"""

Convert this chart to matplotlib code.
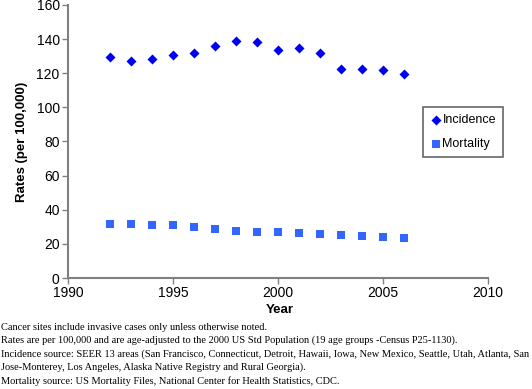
import numpy as np
import matplotlib
matplotlib.use("Agg")
import matplotlib.pyplot as plt

# values
years = [1992, 1993, 1994, 1995, 1996, 1997, 1998, 1999, 2000, 2001, 2002, 2003, 2004, 2005, 2006]
incidence = [129.7, 127.0, 128.5, 130.7, 131.9, 135.8, 138.7, 138.1, 133.8, 135.0, 131.7, 122.5, 122.7, 121.9, 119.5]
mortality = [31.9, 31.5, 31.3, 30.9, 29.8, 28.6, 27.8, 26.8, 26.8, 26.2, 25.6, 25.2, 24.5, 24.3, 23.7]

x_ticks = [1990, 1995, 2000, 2005, 2010]
y_ticks = [0, 20, 40, 60, 80, 100, 120, 140, 160]

notes = [
    "Cancer sites include invasive cases only unless otherwise noted.",
    "Rates are per 100,000 and are age-adjusted to the 2000 US Std Population (19 age groups -Census P25-1130).",
    "Incidence source: SEER 13 areas (San Francisco, Connecticut, Detroit, Hawaii, Iowa, New Mexico, Seattle, Utah, Atlanta, San",
    "Jose-Monterey, Los Angeles, Alaska Native Registry and Rural Georgia).",
    "Mortality source: US Mortality Files, National Center for Health Statistics, CDC.",
]

plt.rcParams["font.family"] = ["Liberation Sans", "DejaVu Sans"]

W, H = 532, 389
fig = plt.figure(figsize=(W / 100, H / 100), dpi=100)
ax = fig.add_axes([68 / W, 1 - 278 / H, (488 - 68) / W, (278 - 5) / H])

ax.scatter(years, incidence, marker="D", s=26, color="#0000F0", linewidths=0,
           label="Incidence", zorder=3)
ax.scatter(years, mortality, marker="s", s=40, color="#3366FF", linewidths=0,
           label="Mortality", zorder=3)

ax.set_xlim(1990, 2010)
ax.set_ylim(0, 160)
ax.set_xticks(x_ticks)
ax.set_yticks(y_ticks)
ax.tick_params(labelsize=10, length=4, width=1, color="#808080", pad=2)
for side in ["top", "right"]:
    ax.spines[side].set_visible(False)
for side in ["left", "bottom"]:
    ax.spines[side].set_color("#808080")
    ax.spines[side].set_linewidth(1.5)

ax.set_ylabel("Rates (per 100,000)", fontsize=9.5, fontweight="bold", labelpad=6)
ax.set_xlabel("Year", fontsize=9.5, fontweight="bold")
ax.xaxis.set_label_coords(0.505, -0.095)

leg = ax.legend(loc="upper left", bbox_to_anchor=(423 / W, 1 - 107 / H),
                bbox_transform=fig.transFigure, frameon=True, fancybox=False,
                fontsize=9, handletextpad=0.1, handlelength=0.9,
                labelspacing=1.0, borderpad=0.55, borderaxespad=0,
                scatterpoints=1)
leg.get_frame().set_edgecolor("#404040")
leg.get_frame().set_linewidth(1.2)

for i, line in enumerate(notes):
    fig.text(1 / W, 1 - (327 + i * 13.5) / H, line, fontsize=7.45,
             family="Liberation Serif", va="center", ha="left")

fig.savefig("out.png", dpi=100)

"""

What to work on: Transcribe the opening line of the listing above, please, and every line after it through the line with "y_ticks = [0, 20, 40, 60, 80, 100, 120, 140, 160]", word for word, without pictures.

The result:
Convert this chart to matplotlib code.
import numpy as np
import matplotlib
matplotlib.use("Agg")
import matplotlib.pyplot as plt

# values
years = [1992, 1993, 1994, 1995, 1996, 1997, 1998, 1999, 2000, 2001, 2002, 2003, 2004, 2005, 2006]
incidence = [129.7, 127.0, 128.5, 130.7, 131.9, 135.8, 138.7, 138.1, 133.8, 135.0, 131.7, 122.5, 122.7, 121.9, 119.5]
mortality = [31.9, 31.5, 31.3, 30.9, 29.8, 28.6, 27.8, 26.8, 26.8, 26.2, 25.6, 25.2, 24.5, 24.3, 23.7]

x_ticks = [1990, 1995, 2000, 2005, 2010]
y_ticks = [0, 20, 40, 60, 80, 100, 120, 140, 160]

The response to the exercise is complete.